Eventually Sadie and Bessie, along with all the Delany brood but one, moved from the Jim Crow South (of which they have a few tales to tell) to New York, where Sadie earned a master's degree in education at Columbia and Bessie graduated from Columbia's dental school. Sadie went on to become the first African-American domestic-science teacher in New York City's high schools; "Dr. Bessie" practiced in Harlem for 25 years without raising her prices. The two "Negro maiden ladies" lived together until Bessie's death (in 1995), attributing their shared durability to not having had a man "to worry us to death."

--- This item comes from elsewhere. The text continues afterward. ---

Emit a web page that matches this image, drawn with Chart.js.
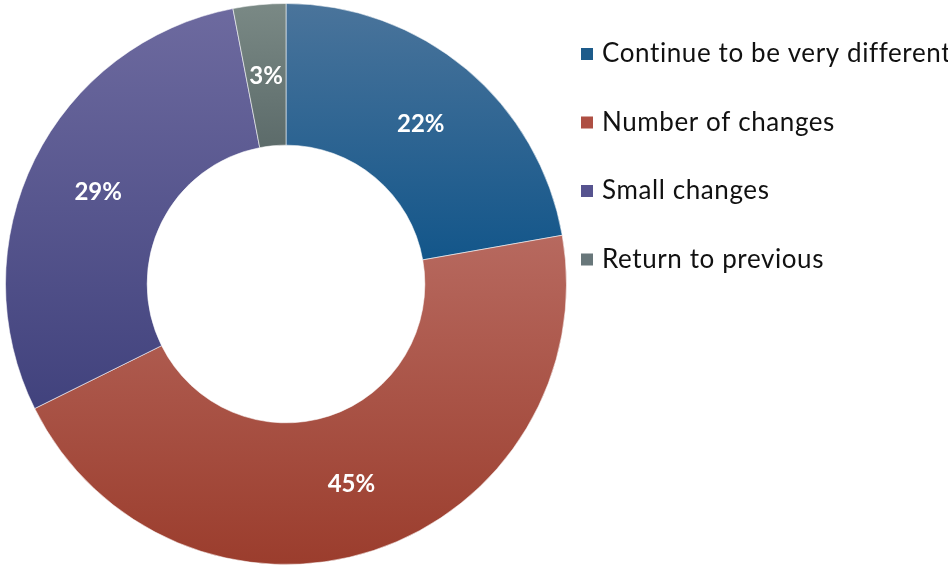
<!DOCTYPE html>
<html>
<head>
<meta charset="utf-8">
<script src="https://cdn.jsdelivr.net/npm/chart.js@4/dist/chart.umd.min.js"></script>
<style>
  html, body { margin: 0; padding: 0; background: #ffffff; overflow: hidden; }
  #wrap { width: 948px; height: 567px; position: relative; }
</style>
</head>
<body>
<div id="wrap"><canvas id="chart" width="948" height="567"></canvas></div>
<script>
// Survey answers and their shares (percent)
const categories = ['Continue to be very different', 'Number of changes', 'Small changes', 'Return to previous'];
const shares = [22, 45, 29, 3];

// Each slice fades from a lighter top to a darker bottom
const topColors = ['#4a749b', '#b7695f', '#6d6a9f', '#7a8985'];
const bottomColors = ['#13568a', '#9b3d2d', '#41427d', '#5c6b6a'];
const swatchColors = ['#1d5b8a', '#ae4f43', '#56538f', '#68777a'];

const FONT = 'Lato, "Open Sans", sans-serif';

// Vertical gradient spanning the slice's own top-to-bottom extent
function sliceGradient(ctx) {
  const chart = ctx.chart;
  const area = chart.chartArea;
  const i = ctx.dataIndex;
  if (!area || ctx.type !== 'data') return bottomColors[i];
  const ctrl = chart.getDatasetMeta(ctx.datasetIndex).controller;
  const ro = ctrl.outerRadius, ri = ctrl.innerRadius;
  if (!ro) return bottomColors[i];
  const cy = (area.top + area.bottom) / 2 + (ctrl.offsetY || 0);
  const total = shares.reduce((a, b) => a + b, 0);
  let start = -Math.PI / 2;
  for (let k = 0; k < i; k++) start += shares[k] / total * Math.PI * 2;
  const end = start + shares[i] / total * Math.PI * 2;
  const ys = [];
  [start, end].forEach(a => { ys.push(cy + Math.sin(a) * ro, cy + Math.sin(a) * ri); });
  for (let a = -Math.PI / 2; a <= Math.PI * 1.5 + 1e-9; a += Math.PI / 2) {
    if (a > start && a < end) ys.push(cy + Math.sin(a) * ro);
  }
  const minY = Math.min(...ys), maxY = Math.max(...ys);
  const g = chart.ctx.createLinearGradient(0, minY, 0, maxY);
  g.addColorStop(0, topColors[i]);
  g.addColorStop(1, bottomColors[i]);
  return g;
}

// Percent labels at the middle of each ring segment
const sliceLabels = {
  id: 'sliceLabels',
  afterDatasetsDraw(chart) {
    const c = chart.ctx;
    const meta = chart.getDatasetMeta(0);
    c.save();
    c.fillStyle = '#ffffff';
    c.font = 'bold 24px ' + FONT;
    c.textAlign = 'center';
    c.textBaseline = 'middle';
    meta.data.forEach((arc, i) => {
      const p = arc.tooltipPosition();
      c.fillText(chart.data.datasets[0].data[i] + '%', p.x, p.y + 1);
    });
    c.restore();
  }
};

// Legend column to the right of the ring
const sideLegend = {
  id: 'sideLegend',
  afterDraw(chart) {
    const c = chart.ctx;
    const x0 = 581, y0 = 54, step = 68.5, box = 12;
    c.save();
    c.font = '26px ' + FONT;
    if ('letterSpacing' in c) c.letterSpacing = '0.6px';
    c.textBaseline = 'middle';
    c.textAlign = 'left';
    chart.data.labels.forEach((lab, i) => {
      const y = y0 + i * step;
      c.fillStyle = swatchColors[i];
      c.fillRect(x0, y - box / 2, box, box);
      c.fillStyle = '#111111';
      c.fillText(lab, x0 + 21, y);
    });
    c.restore();
  }
};

new Chart(document.getElementById('chart'), {
  type: 'doughnut',
  data: {
    labels: categories,
    datasets: [{
      data: shares,
      backgroundColor: sliceGradient,
      borderColor: 'rgba(255,255,255,0.55)',
      borderWidth: 1,
      hoverOffset: 0,
      offset: 0
    }]
  },
  options: {
    responsive: false,
    animation: false,
    cutout: '49.5%',
    layout: { padding: { left: 5, top: 3, right: 381, bottom: 2 } },
    plugins: {
      legend: { display: false },
      tooltip: { enabled: false }
    }
  },
  plugins: [sliceLabels, sideLegend]
});
</script>
</body>
</html>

The morally upright sisters stayed clear of the Cotton Club corner of the Harlem Renaissance, though they rubbed shoulders with such important figures as Booker T. Washington (Sadie prefers his "water-smoothing" ways) and W.E.B. DuBois (perennial protester Bessie's choice) and with such prominent arts figures as Paul Robeson and Marian Anderson. But their story is important, as Brown University dean Lydia L. English points out in a short program essay, because "it demonstrates in a real lived way the agency, aspiration, and accomplishment of many black people despite the devastating encumbrances of white America."

Retired since 1960 and 1950 respectively, Sadie and Bessie are happily "giving our opinion" -- and it, along with their history, is a gift to grab. Proponents of what might be called family values, the ladies are by no means -- as The Little Foxes' Regina says of daughter Alexandra -- "all sugar water." Rather, as Bessie puts it, the two are "molasses and vinegar." And speaking of family values, here's nail-spitting Bessie on one of that concept's foremost proponents. Opining that "if Negroes are average, they fail," she goes on to observe that "if Dan Quayle were colored, he'd be washing dishes somewhere."

Needless to report, the Delanys themselves are the stars of this show, which was a Broadway hit in 1995. Mann's adaptation is certainly serviceable -- though rather too convenient in the way it has the sisters, armed with shoeboxes of memorabilia, turning up just the right anecdote-triggering photos (at Trinity these are projected on either side of the set) as they entertain their "visitors." And that device is itself a tad stagy, though it gets the job done.

But the Trinity production is more than serviceable. One could comfortably move into the living-room-dining-room-kitchen set by Harry Matheu, as indeed the two actresses, under the direction of Neal Baron, do, sharing their food-preparation tasks as authentically and casually as they do a conspiratorial laugh or a tender moment. Artfully, the actresses establish that these are women accustomed to living in each other's space. Trinity stalwart Barbara Meek is the funnier, flintier Bessie, and she makes the most of the old woman's stubborn strength and comic piques. But she plays both age and attitude a tad too broadly when contrasted with newcomer Delores Mitchell's softer-contoured Sadie. Whether weeping quietly over a 30-year-old death, showing off the crystal, or letting a bit of Bessie's vinegar seep into her molasses, she gives the ambrosia a run for its money.